The formats may include either register to register, memory to register. immediate to register, or immediate to memory depending on the addressing modes of the CPU (a CISC machine like the 80x86 may have all four; a RISC machine like the ARM may only have register to register plus immediate to register). Memory to memory however is seldom provided. The more complicated versions of these instructions (i.e. indexed, indirect, indexed/indirect) may require additional bytes on some machines, but that will be based on the addressing mode, not the instruction type (AND, OR, or XOR).
The time to execute the instructions will also generally be the same, since these are once again fundamental operations of the ALU. On modern processors, they would all be expected to take just one instruction cycle for register to register or immediate to register; on some architectures memory references may require additional cycle(s).
The following is the circuit for a 1-bit slice of the ALU in the 8085, an older microprocessor from the 1980's (but the principles are still the same today). Eight of these circuits were used to make up the entire 8-bit ALU. (For newer machines with larger data paths, you would use 16, 24, 32 or even 64 1-bit slices.)

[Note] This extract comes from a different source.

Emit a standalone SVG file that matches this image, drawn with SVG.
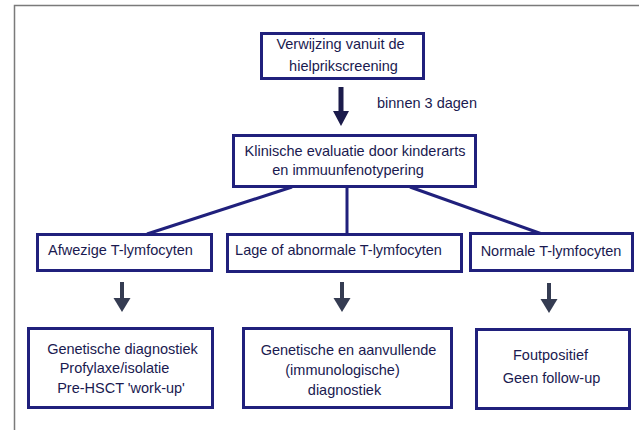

Note that there are no specific lines for operations such as AND, OR, XOR or even ADD. Instead, there are an number of control lines like select_op1 and force_ncarry_1 that select how the circuit processes the inputs and produces a result. How these lines are set up is shown in the following table for each bit-wise or arithmetic operation:
So you can see, for example, an XOR operation takes fundamentally no longer than an AND or OR instruction; the same circuitry is used for each operation.